Horse Care is a Responsibility Not a Duty

Horse Care

Besides all the fancy horse care products you can buy at your local feed store in the extreme weather it is still the basics of life support that will keep your horse able to survive some of the coldest nights and hotest days.

It still amazes me that people don’t use basic common sence when it comes to horse care.
Even the winter chills can’t keep us from visiting our horses. Whether you’ve just come to say hello or plan on some riding, be sure your horse gets plenty of hay, water, and turnout time. Always check that it is 25 degrees or higher before you do any serious work or training. Watching your horse play in the snow might provide the perfect picture, but you should always be aware of just how dangerous winter can be.

Water is an important issue. “Horses need a certain amount of water during the winter months,” explains Dr. Bob Coleman of Kentucky. A half-frozen bucket of water will never meet your horse’s needs. Water should be at least 37 to 40 degrees.

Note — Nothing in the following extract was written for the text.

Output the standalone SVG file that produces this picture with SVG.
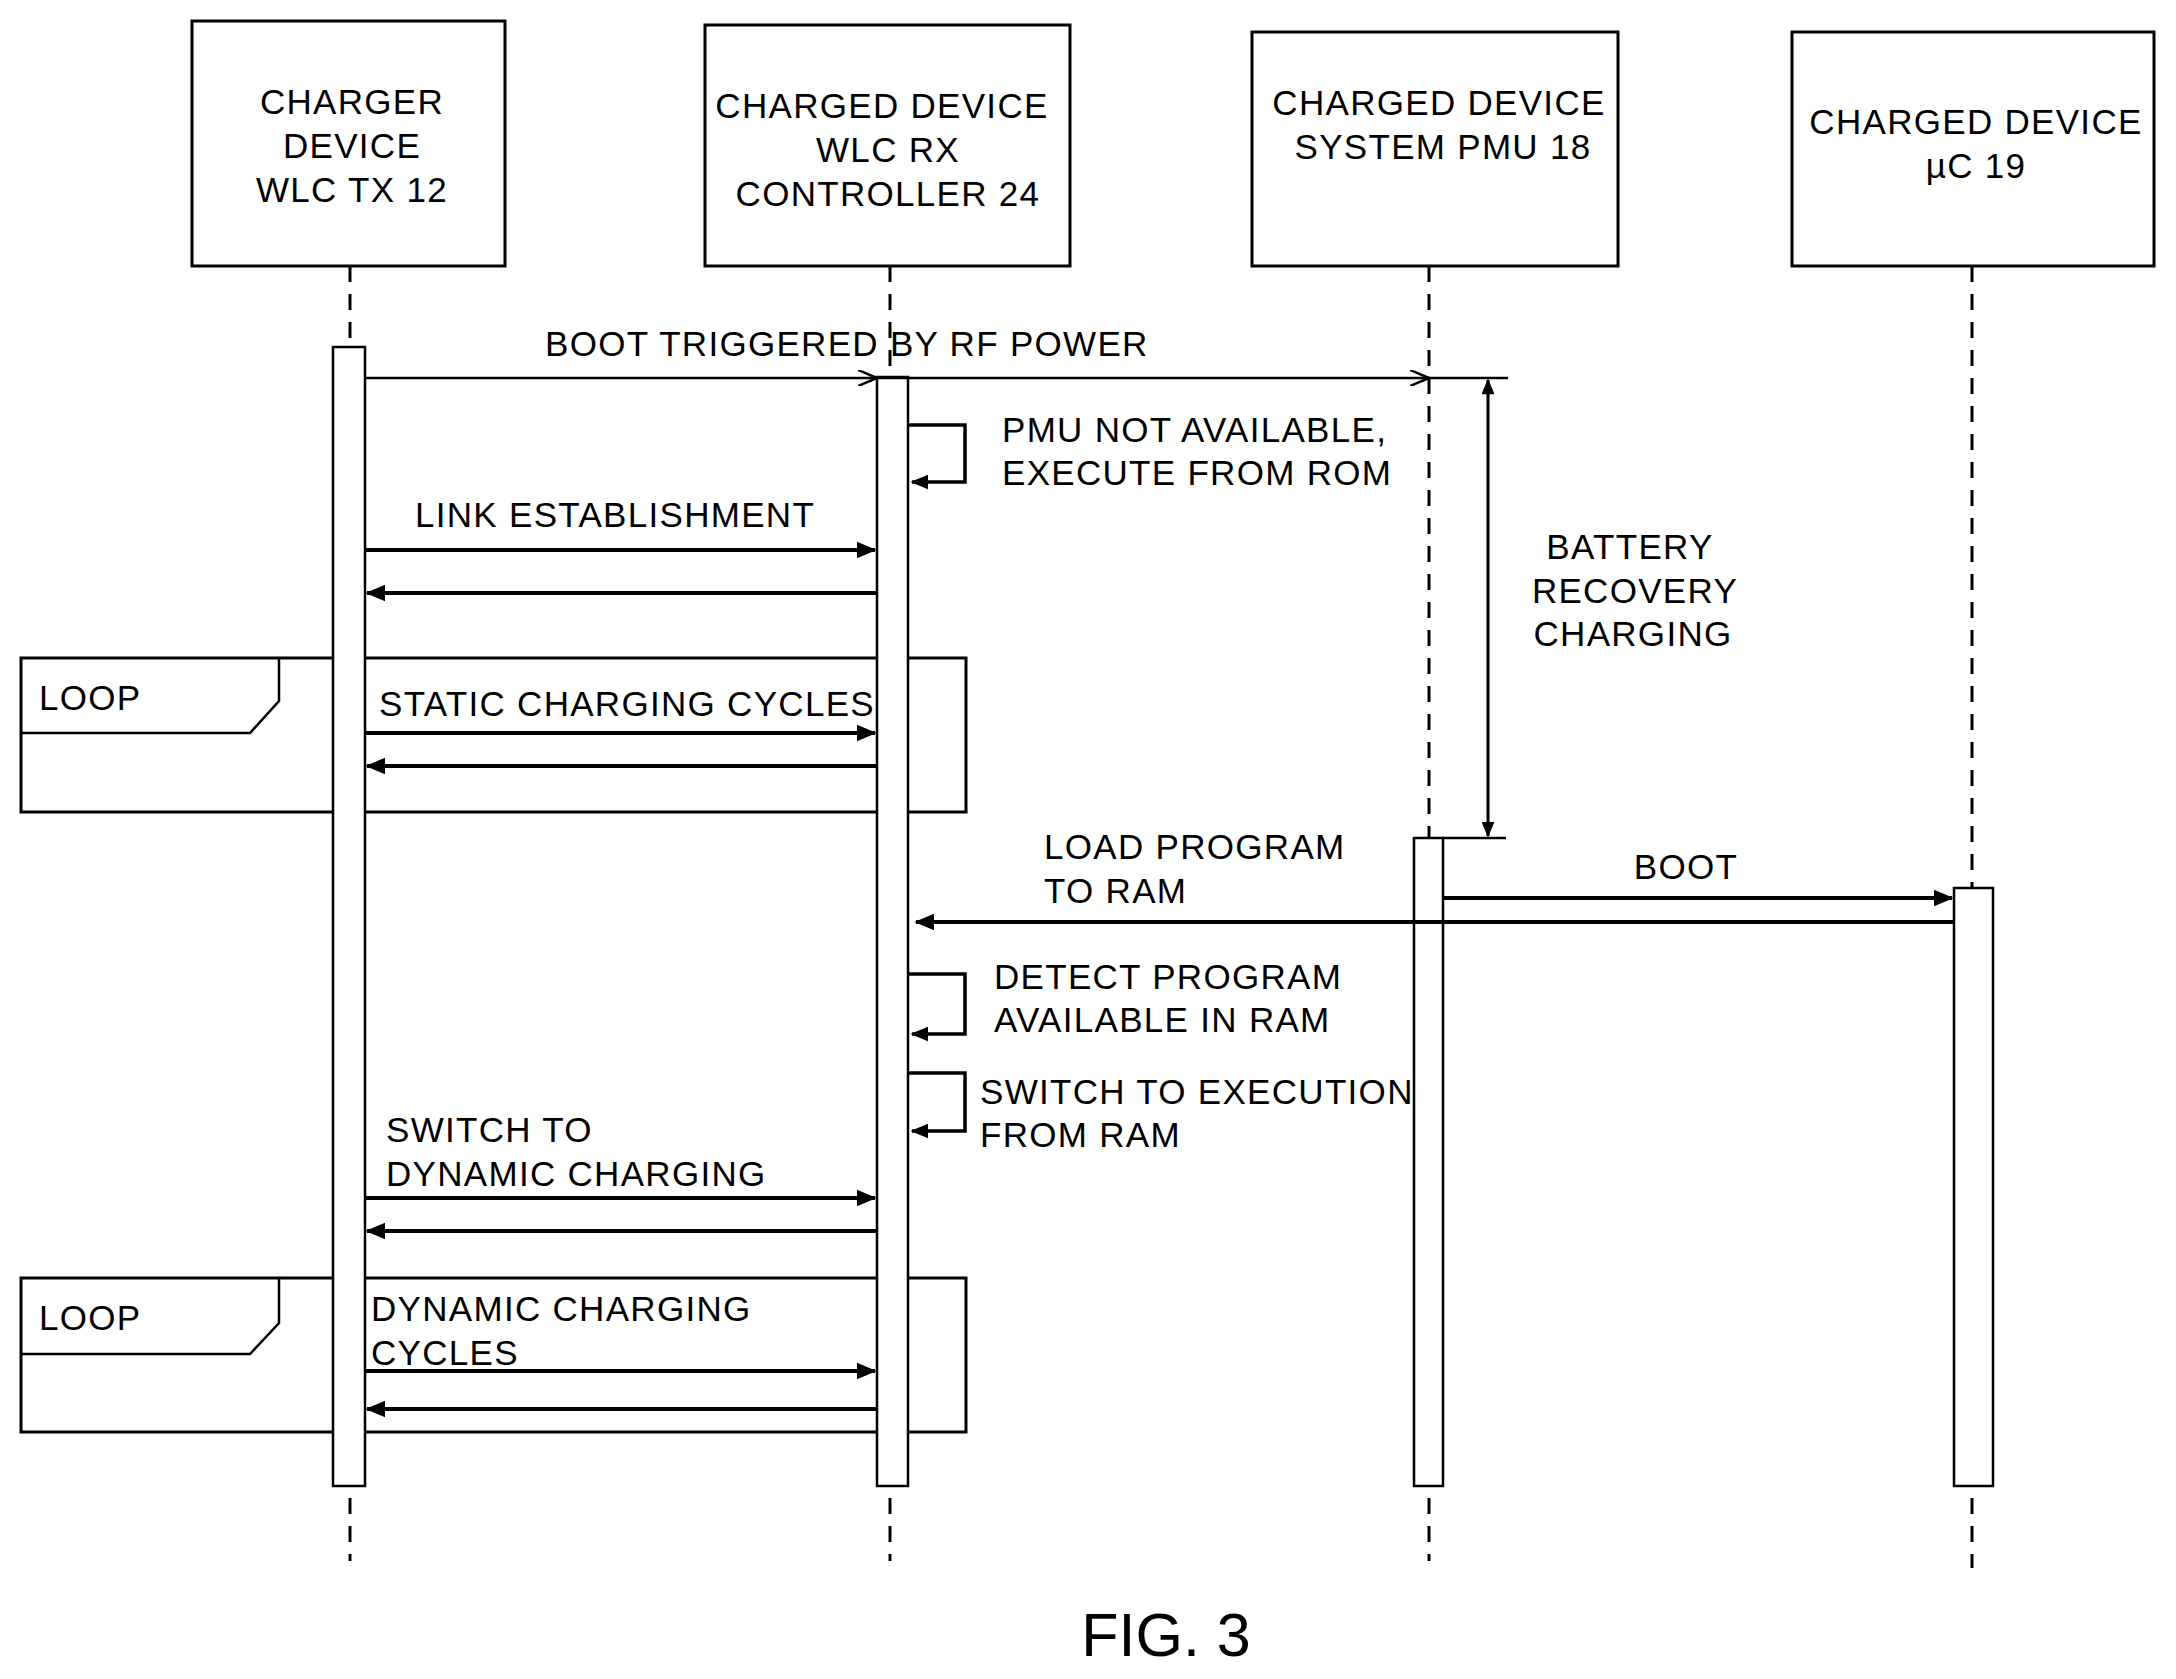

In the fall, all food intake converts to body fat, storing energy and supplying your horse with warmth. When a horse is given proper food, they feel less need to eat more and are comfortably insulated. But don’t expect your horse to care for himself! While that extra layer of blubber may be helpful, it burns quickly in cold conditions. Despite our best attempts to keep them trimmed, horses also grow much longer hair; it grows as the days get shorter, not colder. Yes, that shaggy coat does protect him as the temperatures drop, but rain diminishes the insulating factor. He will also start to burn calories to keep warm. Fortunately, horses can eat for warmth!

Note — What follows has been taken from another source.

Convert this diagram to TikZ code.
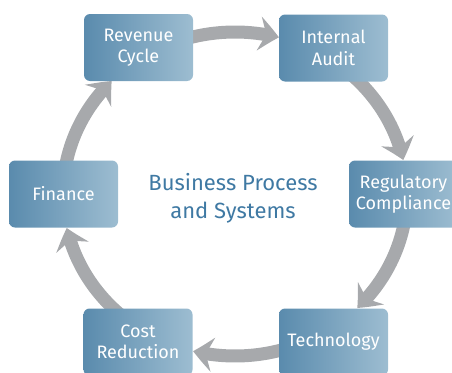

We humans can always drink tea or hot chocolate, but horses don’t have it quite as easy. Hot bran mash and other heated foods aid only temporarily, so always keep your horse’s stall supplied with good quality hay to keep him toasty at night. Grain also works, but only for a few hours. Horses pastured regularly outside have it even harder. Not only is grass low in nutrition, but deep snow can block access. Nearly 25% of the feed can be lost at pasture due to rain and ice.

Provide plenty of water and (free feed) not free to the horse but freely able to eat as much hay as they can, and some means of a wind break and most horses can survive some of mother natures worst.

Now I do know that some of you live in some extreme conditions hot or cold best to use common sence or call a vet if you have any questions for your area.